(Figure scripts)
* * * *

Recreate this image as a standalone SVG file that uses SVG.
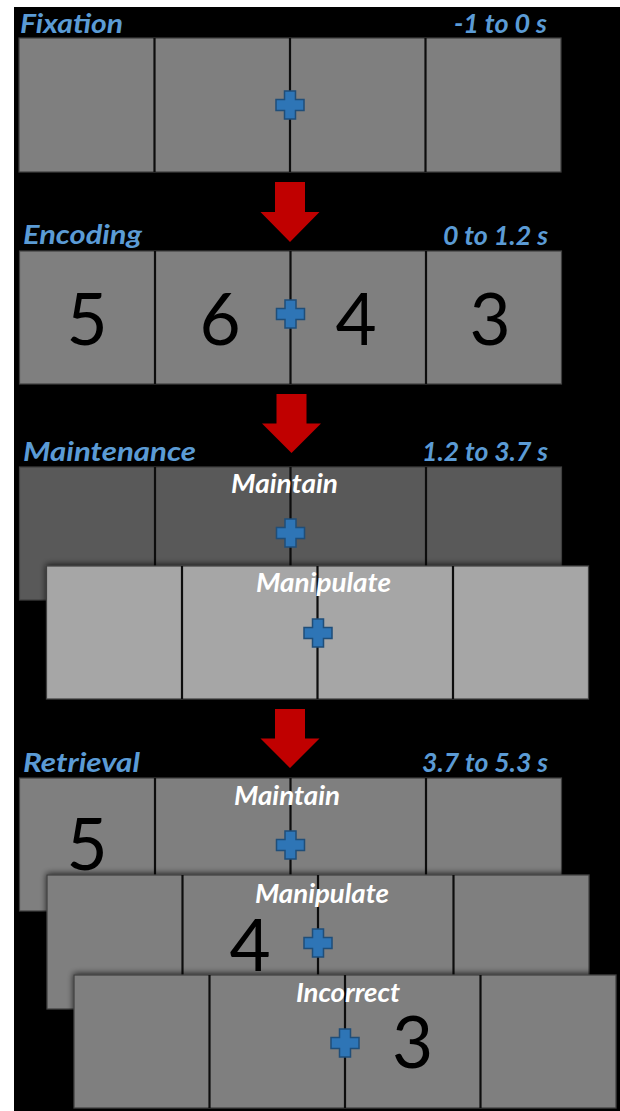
<svg xmlns="http://www.w3.org/2000/svg" xmlns:xlink="http://www.w3.org/1999/xlink" width="620" height="1111" viewBox="0 0 620 1111">
<style>
.title{font-family:Lato,"Open Sans","Liberation Sans",sans-serif;font-weight:bold;font-style:italic;font-size:27px;fill:#5b9bd5}
.lbl{font-family:Lato,"Open Sans","Liberation Sans",sans-serif;font-weight:bold;font-style:italic;font-size:26px;fill:#ffffff;text-anchor:middle}
.digit{font-family:Lato,"Open Sans","Liberation Sans",sans-serif;font-size:71px;fill:#000000;text-anchor:middle}
.cell{stroke:#404040;stroke-width:1.2}
.mid{fill:#7f7f7f}
.dark{fill:#595959}
.light{fill:#a6a6a6}
.div{stroke:#0d0d0d;stroke-width:2.2}
.arrow{fill:#c00000}
</style>
<defs>
<path id="cross" d="M-5.5,-14 h11 v8.5 h8.5 v11 h-8.5 v8.5 h-11 v-8.5 h-8.5 v-11 h8.5 z" fill="#2e75b6" stroke="#1f4e79" stroke-width="1.5"/>
<filter id="shadow" x="-10%" y="-20%" width="120%" height="140%">
<feDropShadow dx="0" dy="-1" stdDeviation="3" flood-color="#000" flood-opacity="0.75"/>
</filter>
</defs>
<rect x="0" y="0" width="620" height="1111" fill="#ffffff"/>
<rect x="14" y="7" width="606" height="1104" fill="#000000"/>

<g id="fixation">
<text class="title" x="20" y="33" textLength="103" lengthAdjust="spacingAndGlyphs">Fixation</text>
<text class="title" x="454" y="33" textLength="93" lengthAdjust="spacingAndGlyphs">-1 to 0 s</text>
<rect class="cell mid" x="19" y="38" width="542" height="134"/>
<line class="div" x1="154.5" y1="38" x2="154.5" y2="172"/>
<line class="div" x1="290" y1="38" x2="290" y2="172"/>
<line class="div" x1="425.5" y1="38" x2="425.5" y2="172"/>
<use xlink:href="#cross" x="290" y="105"/>
</g>

<g id="encoding">
<text class="title" x="23" y="244" textLength="119" lengthAdjust="spacingAndGlyphs">Encoding</text>
<text class="title" x="443" y="245" textLength="105" lengthAdjust="spacingAndGlyphs">0 to 1.2 s</text>
<rect class="cell mid" x="19.5" y="251" width="542" height="133"/>
<line class="div" x1="155" y1="251" x2="155" y2="384"/>
<line class="div" x1="290.5" y1="251" x2="290.5" y2="384"/>
<line class="div" x1="426" y1="251" x2="426" y2="384"/>
<use xlink:href="#cross" x="290.5" y="314"/>
<text class="digit" x="87" y="345">5</text>
<text class="digit" x="220" y="345">6</text>
<text class="digit" x="356" y="345">4</text>
<text class="digit" x="490" y="345">3</text>
</g>

<g id="maintenance-title">
<text class="title" x="23" y="461" textLength="173" lengthAdjust="spacingAndGlyphs">Maintenance</text>
<text class="title" x="422" y="461" textLength="126" lengthAdjust="spacingAndGlyphs">1.2 to 3.7 s</text>
</g>

<g id="maintenance-maintain">
<rect class="cell dark" x="19.5" y="467" width="542" height="133"/>
<line class="div" x1="155" y1="467" x2="155" y2="600"/>
<line class="div" x1="290.5" y1="467" x2="290.5" y2="600"/>
<line class="div" x1="426" y1="467" x2="426" y2="600"/>
<use xlink:href="#cross" x="290.5" y="533"/>
<text class="lbl" x="284.5" y="493" textLength="107" lengthAdjust="spacingAndGlyphs">Maintain</text>
</g>

<g id="maintenance-manipulate">
<g filter="url(#shadow)">
<rect class="cell light" x="46.5" y="566" width="542" height="133"/>
<line class="div" x1="182" y1="566" x2="182" y2="699"/>
<line class="div" x1="317.5" y1="566" x2="317.5" y2="699"/>
<line class="div" x1="453" y1="566" x2="453" y2="699"/>
</g>
<use xlink:href="#cross" x="318" y="633"/>
<text class="lbl" x="323.5" y="592" textLength="135" lengthAdjust="spacingAndGlyphs">Manipulate</text>
</g>

<g id="retrieval-title">
<text class="title" x="23" y="772" textLength="117" lengthAdjust="spacingAndGlyphs">Retrieval</text>
<text class="title" x="422" y="772" textLength="126" lengthAdjust="spacingAndGlyphs">3.7 to 5.3 s</text>
</g>

<g id="retrieval-maintain">
<rect class="cell mid" x="19.5" y="778" width="542" height="133"/>
<line class="div" x1="155" y1="778" x2="155" y2="911"/>
<line class="div" x1="290.5" y1="778" x2="290.5" y2="911"/>
<line class="div" x1="426" y1="778" x2="426" y2="911"/>
<use xlink:href="#cross" x="290.5" y="845"/>
<text class="lbl" x="287" y="805" textLength="106" lengthAdjust="spacingAndGlyphs">Maintain</text>
<text class="digit" x="87" y="870">5</text>
</g>

<g id="retrieval-manipulate">
<g filter="url(#shadow)">
<rect class="cell mid" x="47" y="875" width="542" height="134"/>
<line class="div" x1="182.5" y1="875" x2="182.5" y2="1009"/>
<line class="div" x1="318" y1="875" x2="318" y2="1009"/>
<line class="div" x1="453.5" y1="875" x2="453.5" y2="1009"/>
</g>
<use xlink:href="#cross" x="318" y="943"/>
<text class="lbl" x="322" y="903" textLength="134" lengthAdjust="spacingAndGlyphs">Manipulate</text>
<text class="digit" x="250" y="971">4</text>
</g>

<g id="retrieval-incorrect">
<g filter="url(#shadow)">
<rect class="cell mid" x="74" y="975" width="542" height="133"/>
<line class="div" x1="209.5" y1="975" x2="209.5" y2="1108"/>
<line class="div" x1="345" y1="975" x2="345" y2="1108"/>
<line class="div" x1="480.5" y1="975" x2="480.5" y2="1108"/>
</g>
<use xlink:href="#cross" x="345" y="1043"/>
<text class="lbl" x="348" y="1002" textLength="104" lengthAdjust="spacingAndGlyphs">Incorrect</text>
<text class="digit" x="412.5" y="1068">3</text>
</g>

<g id="connectors">
<polygon class="arrow" points="275,182 305,182 305,212 319.5,212 290,242 260.5,212 275,212"/>
<polygon class="arrow" points="276.5,394 306.5,394 306.5,423.5 321,423.5 291.5,453 262,423.5 276.5,423.5"/>
<polygon class="arrow" points="275,709 305,709 305,738.5 319.5,738.5 290,768 260.5,738.5 275,738.5"/>
</g>
</svg>
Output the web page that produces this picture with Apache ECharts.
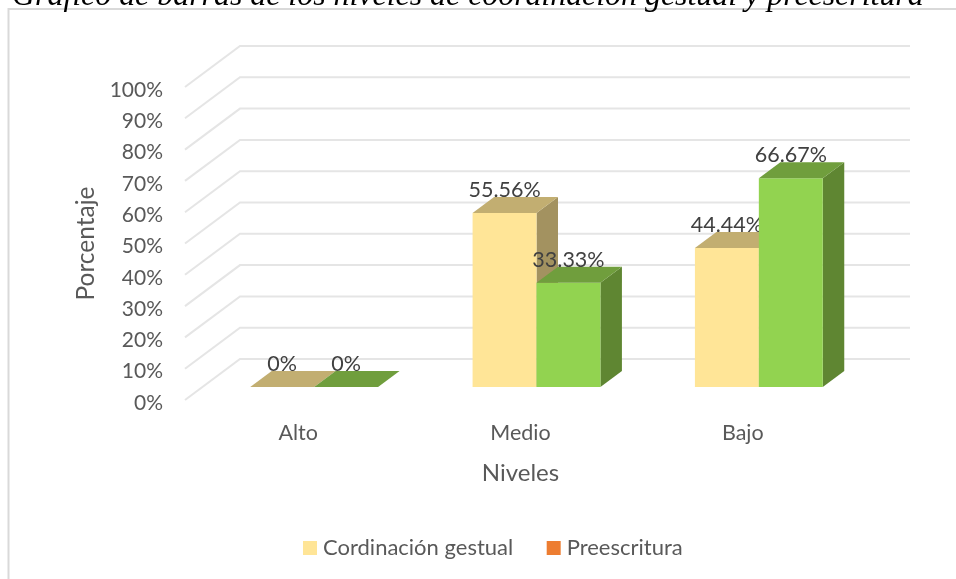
<!DOCTYPE html>
<html><head><meta charset="utf-8">
<style>html,body{margin:0;padding:0;background:#fff}#c{width:956px;height:579px}</style>
<script src="https://cdn.jsdelivr.net/npm/echarts@6/dist/echarts.min.js"></script>
</head><body><div id="c"></div>
<script>
const categories = ['Alto', 'Medio', 'Bajo'];
const gestual = [0, 55.56, 44.44];
const preescritura = [0, 33.33, 66.67];
const gridTicks = [0, 10, 20, 30, 40, 50, 60, 70, 80, 90, 100];
const seriesNames = ['Cordinación gestual', 'Preescritura'];
const titleText = 'Gráfico de barras de los niveles de coordinación gestual y preescritura';

const FONT = 'Lato';
const wallDX = 55, wallDY = -41, wallRight = 910;
const barFrontDX = 16, barFrontDY = -13;
const barDX = 21.5, barDY = -16;
const palette = [
  { front: '#FFE597', top: '#C2AE71', side: '#A39260' },
  { front: '#92D350', top: '#709E3D', side: '#5F8632' }
];

function barRender(si) {
  return function (params, api) {
    const cat = api.value(0), val = api.value(1);
    const band = api.size([1, 0])[0];
    const w = band * 0.2875;
    const c0 = api.coord([cat, 0]), c1 = api.coord([cat, val]);
    const x0 = c0[0] + barFrontDX + (si === 0 ? -w : 0), x1 = x0 + w;
    const yb = c0[1] + barFrontDY, yt = c1[1] + barFrontDY;
    const col = palette[si];
    const kids = [];
    if (val > 0) {
      kids.push({ type: 'polygon', shape: { points: [[x1, yt], [x1 + barDX, yt + barDY], [x1 + barDX, yb + barDY], [x1, yb]] }, style: { fill: col.side } });
      kids.push({ type: 'rect', shape: { x: x0, y: yt, width: w, height: yb - yt }, style: { fill: col.front } });
    }
    kids.push({ type: 'polygon', shape: { points: [[x0, yt], [x1, yt], [x1 + barDX, yt + barDY], [x0 + barDX, yt + barDY]] }, style: { fill: col.top } });
    kids.push({ type: 'text', z2: 10, style: { x: (x0 + x1) / 2, y: yt - 23, text: val + '%', font: '21.5px ' + FONT, fill: '#404040', align: 'center', verticalAlign: 'middle' } });
    return { type: 'group', children: kids };
  };
}

const chart = echarts.init(document.getElementById('c'), null, { renderer: 'canvas' });
chart.setOption({
  animation: false,
  backgroundColor: '#fff',
  title: {
    text: titleText, left: 7, top: -24,
    textStyle: { fontFamily: 'Liberation Serif', fontStyle: 'italic', fontWeight: 'normal', fontSize: 31.9, color: '#000' }
  },
  graphic: [{ type: 'polyline', z: -10, shape: { points: [[8.5, 640], [8.5, 9], [970, 9]] }, style: { fill: 'none', stroke: '#d9d9d9', lineWidth: 2 } }],
  legend: {
    data: seriesNames, left: 298, top: 532, icon: 'rect', itemWidth: 14, itemHeight: 14, itemGap: 33.5,
    textStyle: { fontFamily: FONT, fontSize: 22, color: '#595959', padding: [0, 0, 0, 1] }
  },
  grid: { left: 187, top: 87, width: 667, height: 313 },
  xAxis: {
    type: 'category', data: categories,
    name: 'Niveles', nameLocation: 'middle', nameGap: 61,
    nameTextStyle: { fontFamily: FONT, fontSize: 24, color: '#595959' },
    axisLine: { show: false }, axisTick: { show: false },
    axisLabel: { fontFamily: FONT, fontSize: 21.5, color: '#595959', margin: 22 }
  },
  yAxis: {
    type: 'value', min: 0, max: 100, interval: 10,
    name: 'Porcentaje', nameLocation: 'middle', nameGap: 87, nameRotate: 90,
    nameTextStyle: { fontFamily: FONT, fontSize: 24.5, color: '#595959' },
    axisLine: { show: false }, axisTick: { show: false }, splitLine: { show: false },
    axisLabel: { formatter: '{value}%', fontFamily: FONT, fontSize: 21, color: '#595959', margin: 24, verticalAlign: 'top', lineHeight: 6 }
  },
  series: [
    {
      name: 'wall', type: 'custom', z: 1, silent: true, legendHoverLink: false,
      data: gridTicks.map(t => [0, t]), encode: { x: 0, y: 1 },
      renderItem(params, api) {
        const y = api.coord([0, api.value(1)])[1];
        const x = params.coordSys.x - 2;
        return { type: 'polyline', shape: { points: [[x, y], [x + wallDX, y + wallDY], [wallRight, y + wallDY]] }, style: { fill: null, stroke: '#e5e5e5', lineWidth: 2 } };
      }
    },
    { name: seriesNames[0], type: 'custom', z: 2, itemStyle: { color: '#FFE597' }, data: gestual.map((v, i) => [i, v]), encode: { x: 0, y: 1 }, renderItem: barRender(0) },
    { name: seriesNames[1], type: 'custom', z: 3, itemStyle: { color: '#ED7D31' }, data: preescritura.map((v, i) => [i, v]), encode: { x: 0, y: 1 }, renderItem: barRender(1) }
  ]
});
</script></body></html>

* * * *

- REQUEST
Copy every line of the listing where the word "that" appears.

- SOLUTION FOR THIS PROBLEM
Recreate this image as a standalone SVG file that uses SVG.
Output the web page that produces this picture with Apache ECharts.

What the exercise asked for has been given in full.